**SET PROBLEM**
Set down the data below without change, skipping the pictures it holds.

_ _ _ _

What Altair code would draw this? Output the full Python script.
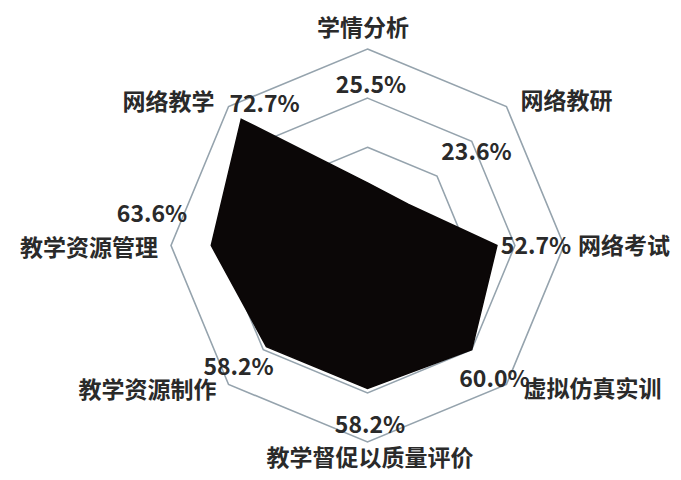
import math
import altair as alt
import pandas as pd

# ---- data ----
categories = ["学情分析", "网络教研", "网络考试", "虚拟仿真实训",
              "教学督促以质量评价", "教学资源制作", "教学资源管理", "网络教学"]
values = [25.5, 23.6, 52.7, 60.0, 58.2, 58.2, 63.6, 72.7]
value_labels = ["25.5%", "23.6%", "52.7%", "60.0%", "58.2%", "58.2%", "63.6%", "72.7%"]
ring_levels = [40, 60, 80]
r_max = 80

# ---- layout (pixels) ----
W, H = 665, 464
cx_px, cy_px = 359.5, 237.5     # centre inside the chart
R_px = 196.5                    # radius of the outer ring
ppu = R_px / r_max              # pixels per value unit

# label offsets from each axis' outer vertex, in pixels (right, down)
cat_off = [(-4.5, -20), (60, -5), (60, 1.5), (86, 6), (2.5, 16.5), (-81, 7), (-82, 3), (-60, -4)]
val_off = [(3.5, 37), (-30, 46), (-28, 1.5), (-12, -4), (2.5, -16), (10, -16), (-19, -31), (36, -2)]

n = len(categories)
def ang(i):
    return math.radians(90 - 360.0 / n * i)

# rings
ring_rows = []
for lv in ring_levels:
    for i in range(n):
        ring_rows.append({"ring": lv, "idx": i,
                          "x": lv * math.cos(ang(i)), "y": lv * math.sin(ang(i))})
rings = pd.DataFrame(ring_rows)

# data polygon
poly = pd.DataFrame({
    "idx": list(range(n)),
    "cat": categories,
    "v": values,
    "x": [v * math.cos(ang(i)) for i, v in enumerate(values)],
    "y": [v * math.sin(ang(i)) for i, v in enumerate(values)],
})

# labels
lab_rows = []
for i in range(n):
    vx, vy = r_max * math.cos(ang(i)), r_max * math.sin(ang(i))
    lab_rows.append({"text": categories[i], "kind": "cat",
                     "x": vx + cat_off[i][0] / ppu, "y": vy - cat_off[i][1] / ppu})
    lab_rows.append({"text": value_labels[i], "kind": "val",
                     "x": vx + val_off[i][0] / ppu, "y": vy - val_off[i][1] / ppu})
labels = pd.DataFrame(lab_rows)

xs = alt.Scale(domain=[-cx_px / ppu, (W - cx_px) / ppu], nice=False, zero=False)
ys = alt.Scale(domain=[-(H - cy_px) / ppu, cy_px / ppu], nice=False, zero=False)
X = alt.X("x:Q", scale=xs, axis=None)
Y = alt.Y("y:Q", scale=ys, axis=None)

grid = alt.Chart(rings).mark_line(
    interpolate="linear-closed", stroke="#95a3ad", strokeWidth=1.6
).encode(x=X, y=Y, detail="ring:N", order="idx:Q")

area = alt.Chart(poly).mark_line(
    interpolate="linear-closed", fill="#0b0707", stroke="#0b0707",
    strokeWidth=1.5, fillOpacity=1
).encode(x=X, y=Y, order="idx:Q")

text = alt.Chart(labels).mark_text(
    font="Noto Sans CJK SC", fontSize=23, fontWeight="bold", color="#2a2a2a",
    align="center", baseline="middle"
).encode(x=X, y=Y, text="text:N")

chart = alt.layer(grid, area, text).properties(
    width=W, height=H, autosize="none", padding=0
).configure_view(stroke=None)

chart.save("out.html", embed_options={"renderer": "svg", "actions": False})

_ _ _ _

**COMPLETE OUTPUT**
What Altair code would draw this? Output the full Python script.
import math
import altair as alt
import pandas as pd

# ---- data ----
categories = ["学情分析", "网络教研", "网络考试", "虚拟仿真实训",
              "教学督促以质量评价", "教学资源制作", "教学资源管理", "网络教学"]
values = [25.5, 23.6, 52.7, 60.0, 58.2, 58.2, 63.6, 72.7]
value_labels = ["25.5%", "23.6%", "52.7%", "60.0%", "58.2%", "58.2%", "63.6%", "72.7%"]
ring_levels = [40, 60, 80]
r_max = 80

# ---- layout (pixels) ----
W, H = 665, 464
cx_px, cy_px = 359.5, 237.5     # centre inside the chart
R_px = 196.5                    # radius of the outer ring
ppu = R_px / r_max              # pixels per value unit

# label offsets from each axis' outer vertex, in pixels (right, down)
cat_off = [(-4.5, -20), (60, -5), (60, 1.5), (86, 6), (2.5, 16.5), (-81, 7), (-82, 3), (-60, -4)]
val_off = [(3.5, 37), (-30, 46), (-28, 1.5), (-12, -4), (2.5, -16), (10, -16), (-19, -31), (36, -2)]

n = len(categories)
def ang(i):
    return math.radians(90 - 360.0 / n * i)

# rings
ring_rows = []
for lv in ring_levels:
    for i in range(n):
        ring_rows.append({"ring": lv, "idx": i,
                          "x": lv * math.cos(ang(i)), "y": lv * math.sin(ang(i))})
rings = pd.DataFrame(ring_rows)

# data polygon
poly = pd.DataFrame({
    "idx": list(range(n)),
    "cat": categories,
    "v": values,
    "x": [v * math.cos(ang(i)) for i, v in enumerate(values)],
    "y": [v * math.sin(ang(i)) for i, v in enumerate(values)],
})

# labels
lab_rows = []
for i in range(n):
    vx, vy = r_max * math.cos(ang(i)), r_max * math.sin(ang(i))
    lab_rows.append({"text": categories[i], "kind": "cat",
                     "x": vx + cat_off[i][0] / ppu, "y": vy - cat_off[i][1] / ppu})
    lab_rows.append({"text": value_labels[i], "kind": "val",
                     "x": vx + val_off[i][0] / ppu, "y": vy - val_off[i][1] / ppu})
labels = pd.DataFrame(lab_rows)

xs = alt.Scale(domain=[-cx_px / ppu, (W - cx_px) / ppu], nice=False, zero=False)
ys = alt.Scale(domain=[-(H - cy_px) / ppu, cy_px / ppu], nice=False, zero=False)
X = alt.X("x:Q", scale=xs, axis=None)
Y = alt.Y("y:Q", scale=ys, axis=None)

grid = alt.Chart(rings).mark_line(
    interpolate="linear-closed", stroke="#95a3ad", strokeWidth=1.6
).encode(x=X, y=Y, detail="ring:N", order="idx:Q")

area = alt.Chart(poly).mark_line(
    interpolate="linear-closed", fill="#0b0707", stroke="#0b0707",
    strokeWidth=1.5, fillOpacity=1
).encode(x=X, y=Y, order="idx:Q")

text = alt.Chart(labels).mark_text(
    font="Noto Sans CJK SC", fontSize=23, fontWeight="bold", color="#2a2a2a",
    align="center", baseline="middle"
).encode(x=X, y=Y, text="text:N")

chart = alt.layer(grid, area, text).properties(
    width=W, height=H, autosize="none", padding=0
).configure_view(stroke=None)

chart.save("out.html", embed_options={"renderer": "svg", "actions": False})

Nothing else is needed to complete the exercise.